### WHAT TO WORK ON:
Every line from the one holding "Clone this chart in matplotlib." through the one holding "ax.scatter(ln_ca, ln_rate, s=22, c=pt_colors, zorder=3)" should be returned exactly, both included; the pictures should not.

### MATERIAL SHOWN:
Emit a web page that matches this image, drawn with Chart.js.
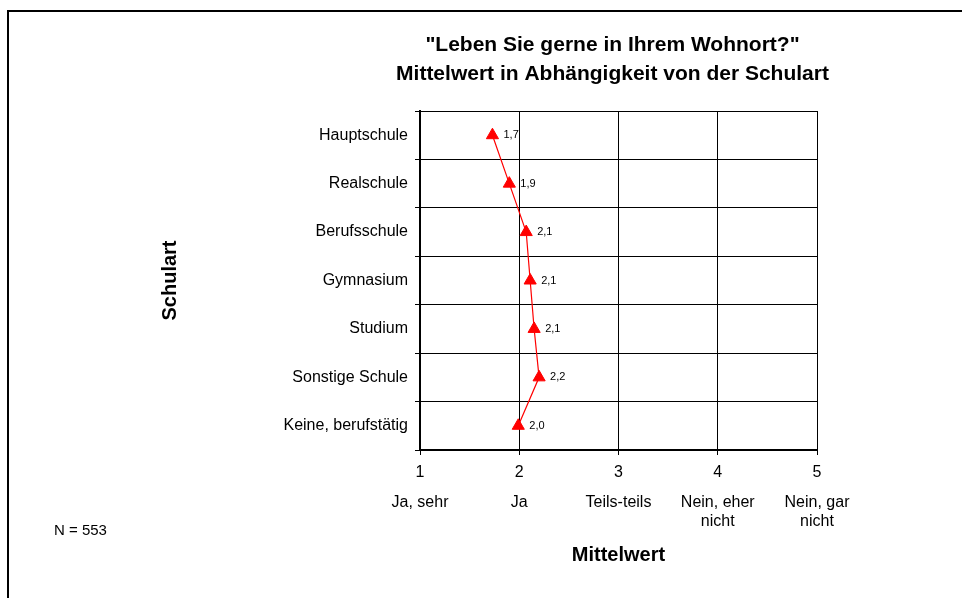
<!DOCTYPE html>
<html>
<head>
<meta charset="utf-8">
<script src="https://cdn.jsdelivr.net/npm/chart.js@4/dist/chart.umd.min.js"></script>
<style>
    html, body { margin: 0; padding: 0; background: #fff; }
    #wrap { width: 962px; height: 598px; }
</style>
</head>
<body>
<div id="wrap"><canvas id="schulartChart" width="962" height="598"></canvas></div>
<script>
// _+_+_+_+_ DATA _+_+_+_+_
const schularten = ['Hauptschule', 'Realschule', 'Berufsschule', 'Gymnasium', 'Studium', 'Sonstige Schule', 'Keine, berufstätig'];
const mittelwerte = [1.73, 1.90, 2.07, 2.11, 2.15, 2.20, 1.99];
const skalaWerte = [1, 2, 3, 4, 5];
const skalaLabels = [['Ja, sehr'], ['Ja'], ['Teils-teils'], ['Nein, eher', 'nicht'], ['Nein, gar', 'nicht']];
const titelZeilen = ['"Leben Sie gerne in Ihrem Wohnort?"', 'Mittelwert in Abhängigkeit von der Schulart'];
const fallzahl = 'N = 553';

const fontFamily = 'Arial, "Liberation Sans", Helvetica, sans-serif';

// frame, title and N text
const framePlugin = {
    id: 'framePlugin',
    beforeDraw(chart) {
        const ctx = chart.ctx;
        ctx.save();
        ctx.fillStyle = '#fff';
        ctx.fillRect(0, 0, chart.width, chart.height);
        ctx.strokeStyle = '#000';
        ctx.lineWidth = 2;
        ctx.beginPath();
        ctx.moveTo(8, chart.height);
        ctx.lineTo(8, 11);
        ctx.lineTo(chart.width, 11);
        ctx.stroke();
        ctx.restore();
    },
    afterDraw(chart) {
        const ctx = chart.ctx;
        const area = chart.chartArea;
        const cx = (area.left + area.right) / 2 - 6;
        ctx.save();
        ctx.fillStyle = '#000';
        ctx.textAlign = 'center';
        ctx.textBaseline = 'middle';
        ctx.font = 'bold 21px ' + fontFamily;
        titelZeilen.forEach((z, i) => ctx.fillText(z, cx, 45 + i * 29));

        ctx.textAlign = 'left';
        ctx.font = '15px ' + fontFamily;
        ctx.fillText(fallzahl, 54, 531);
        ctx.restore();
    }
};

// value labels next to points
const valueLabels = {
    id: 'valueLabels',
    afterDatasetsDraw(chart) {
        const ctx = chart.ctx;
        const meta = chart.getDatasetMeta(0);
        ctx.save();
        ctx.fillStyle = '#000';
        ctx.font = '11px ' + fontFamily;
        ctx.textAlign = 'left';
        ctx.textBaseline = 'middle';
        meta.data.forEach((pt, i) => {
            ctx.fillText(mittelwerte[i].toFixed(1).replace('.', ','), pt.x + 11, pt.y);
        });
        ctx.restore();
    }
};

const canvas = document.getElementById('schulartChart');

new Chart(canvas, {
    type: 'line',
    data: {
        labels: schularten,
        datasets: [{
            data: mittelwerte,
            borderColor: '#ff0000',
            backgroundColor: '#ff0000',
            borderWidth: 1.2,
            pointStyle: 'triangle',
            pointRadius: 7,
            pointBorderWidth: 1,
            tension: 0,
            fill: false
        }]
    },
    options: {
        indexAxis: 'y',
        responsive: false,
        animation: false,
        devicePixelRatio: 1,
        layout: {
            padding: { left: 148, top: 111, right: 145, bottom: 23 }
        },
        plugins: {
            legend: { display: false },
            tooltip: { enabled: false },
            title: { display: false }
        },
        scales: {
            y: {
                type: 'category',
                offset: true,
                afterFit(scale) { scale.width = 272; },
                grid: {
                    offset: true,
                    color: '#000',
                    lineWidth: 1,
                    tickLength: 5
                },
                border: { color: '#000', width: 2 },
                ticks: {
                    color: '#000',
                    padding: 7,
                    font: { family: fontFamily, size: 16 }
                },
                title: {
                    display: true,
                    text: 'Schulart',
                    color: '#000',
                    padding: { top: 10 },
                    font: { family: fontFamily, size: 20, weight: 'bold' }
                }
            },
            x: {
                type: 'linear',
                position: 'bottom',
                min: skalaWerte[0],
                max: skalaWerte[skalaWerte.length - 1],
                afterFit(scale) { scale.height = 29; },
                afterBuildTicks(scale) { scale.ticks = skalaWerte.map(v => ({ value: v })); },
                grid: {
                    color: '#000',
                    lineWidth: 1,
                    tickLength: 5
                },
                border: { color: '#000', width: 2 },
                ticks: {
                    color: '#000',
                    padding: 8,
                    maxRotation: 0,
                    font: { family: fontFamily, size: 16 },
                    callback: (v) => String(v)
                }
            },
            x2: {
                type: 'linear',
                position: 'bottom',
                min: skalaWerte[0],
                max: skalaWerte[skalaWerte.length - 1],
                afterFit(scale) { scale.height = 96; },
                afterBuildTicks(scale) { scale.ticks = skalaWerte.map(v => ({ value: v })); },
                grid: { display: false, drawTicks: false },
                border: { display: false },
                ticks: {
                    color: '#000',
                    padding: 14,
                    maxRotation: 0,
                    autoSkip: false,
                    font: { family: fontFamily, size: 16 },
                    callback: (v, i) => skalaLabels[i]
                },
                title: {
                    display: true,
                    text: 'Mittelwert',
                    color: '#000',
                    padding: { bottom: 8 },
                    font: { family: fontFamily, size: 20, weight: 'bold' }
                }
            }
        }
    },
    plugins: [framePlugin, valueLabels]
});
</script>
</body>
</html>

---

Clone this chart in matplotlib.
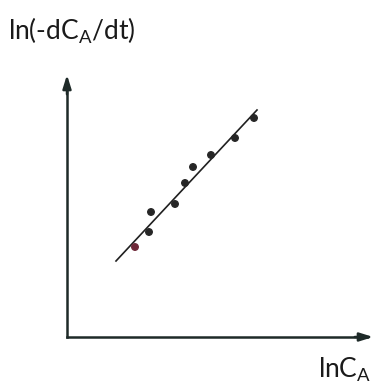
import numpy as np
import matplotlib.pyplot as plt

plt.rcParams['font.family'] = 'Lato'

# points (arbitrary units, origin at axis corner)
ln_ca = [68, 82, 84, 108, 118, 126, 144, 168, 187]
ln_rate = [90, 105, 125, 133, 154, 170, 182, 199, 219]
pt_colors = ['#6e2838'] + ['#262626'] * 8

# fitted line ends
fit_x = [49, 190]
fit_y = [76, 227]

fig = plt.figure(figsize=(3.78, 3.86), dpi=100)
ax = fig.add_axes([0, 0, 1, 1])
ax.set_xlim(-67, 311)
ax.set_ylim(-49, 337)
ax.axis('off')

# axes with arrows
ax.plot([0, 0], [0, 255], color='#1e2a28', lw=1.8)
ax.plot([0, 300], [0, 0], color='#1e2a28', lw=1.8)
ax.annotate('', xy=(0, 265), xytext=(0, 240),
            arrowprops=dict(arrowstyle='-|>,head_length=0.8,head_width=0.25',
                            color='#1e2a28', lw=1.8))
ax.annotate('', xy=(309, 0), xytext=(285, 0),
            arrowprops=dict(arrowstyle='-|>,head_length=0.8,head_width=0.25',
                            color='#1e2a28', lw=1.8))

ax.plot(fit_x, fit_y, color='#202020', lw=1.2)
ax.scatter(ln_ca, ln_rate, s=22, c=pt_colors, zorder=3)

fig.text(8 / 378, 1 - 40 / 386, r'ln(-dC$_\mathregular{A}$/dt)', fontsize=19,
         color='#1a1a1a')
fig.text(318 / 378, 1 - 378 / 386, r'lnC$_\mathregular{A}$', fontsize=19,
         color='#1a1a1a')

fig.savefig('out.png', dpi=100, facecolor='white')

---

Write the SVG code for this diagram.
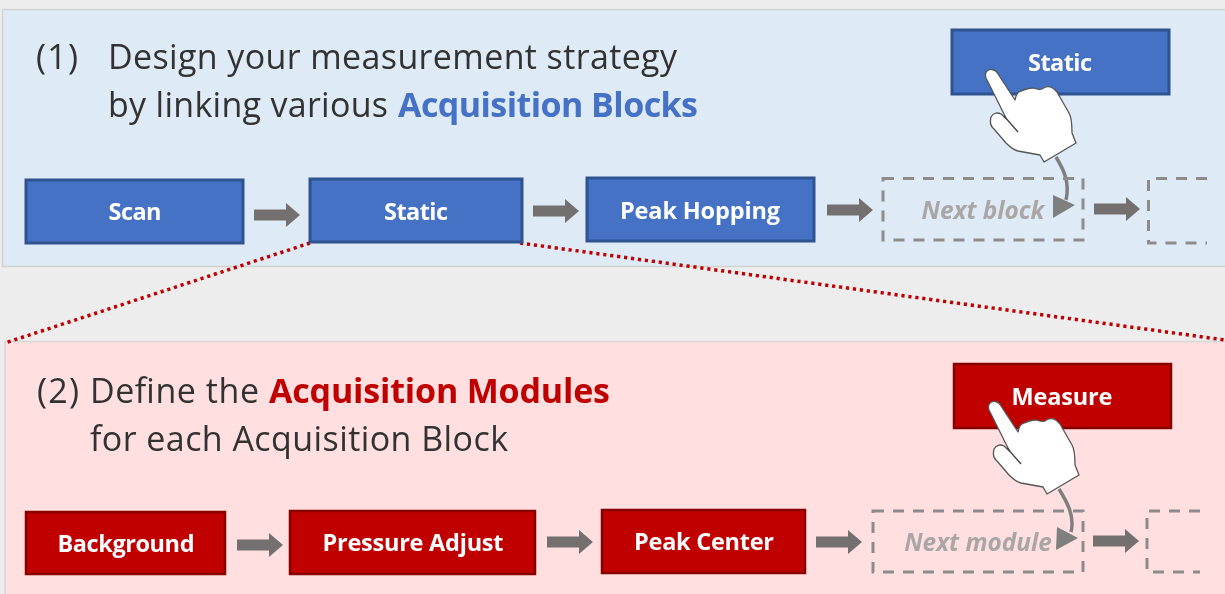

### FULL OUTPUT:
Clone this chart in matplotlib.
import numpy as np
import matplotlib.pyplot as plt

plt.rcParams['font.family'] = 'Lato'

# points (arbitrary units, origin at axis corner)
ln_ca = [68, 82, 84, 108, 118, 126, 144, 168, 187]
ln_rate = [90, 105, 125, 133, 154, 170, 182, 199, 219]
pt_colors = ['#6e2838'] + ['#262626'] * 8

# fitted line ends
fit_x = [49, 190]
fit_y = [76, 227]

fig = plt.figure(figsize=(3.78, 3.86), dpi=100)
ax = fig.add_axes([0, 0, 1, 1])
ax.set_xlim(-67, 311)
ax.set_ylim(-49, 337)
ax.axis('off')

# axes with arrows
ax.plot([0, 0], [0, 255], color='#1e2a28', lw=1.8)
ax.plot([0, 300], [0, 0], color='#1e2a28', lw=1.8)
ax.annotate('', xy=(0, 265), xytext=(0, 240),
            arrowprops=dict(arrowstyle='-|>,head_length=0.8,head_width=0.25',
                            color='#1e2a28', lw=1.8))
ax.annotate('', xy=(309, 0), xytext=(285, 0),
            arrowprops=dict(arrowstyle='-|>,head_length=0.8,head_width=0.25',
                            color='#1e2a28', lw=1.8))

ax.plot(fit_x, fit_y, color='#202020', lw=1.2)
ax.scatter(ln_ca, ln_rate, s=22, c=pt_colors, zorder=3)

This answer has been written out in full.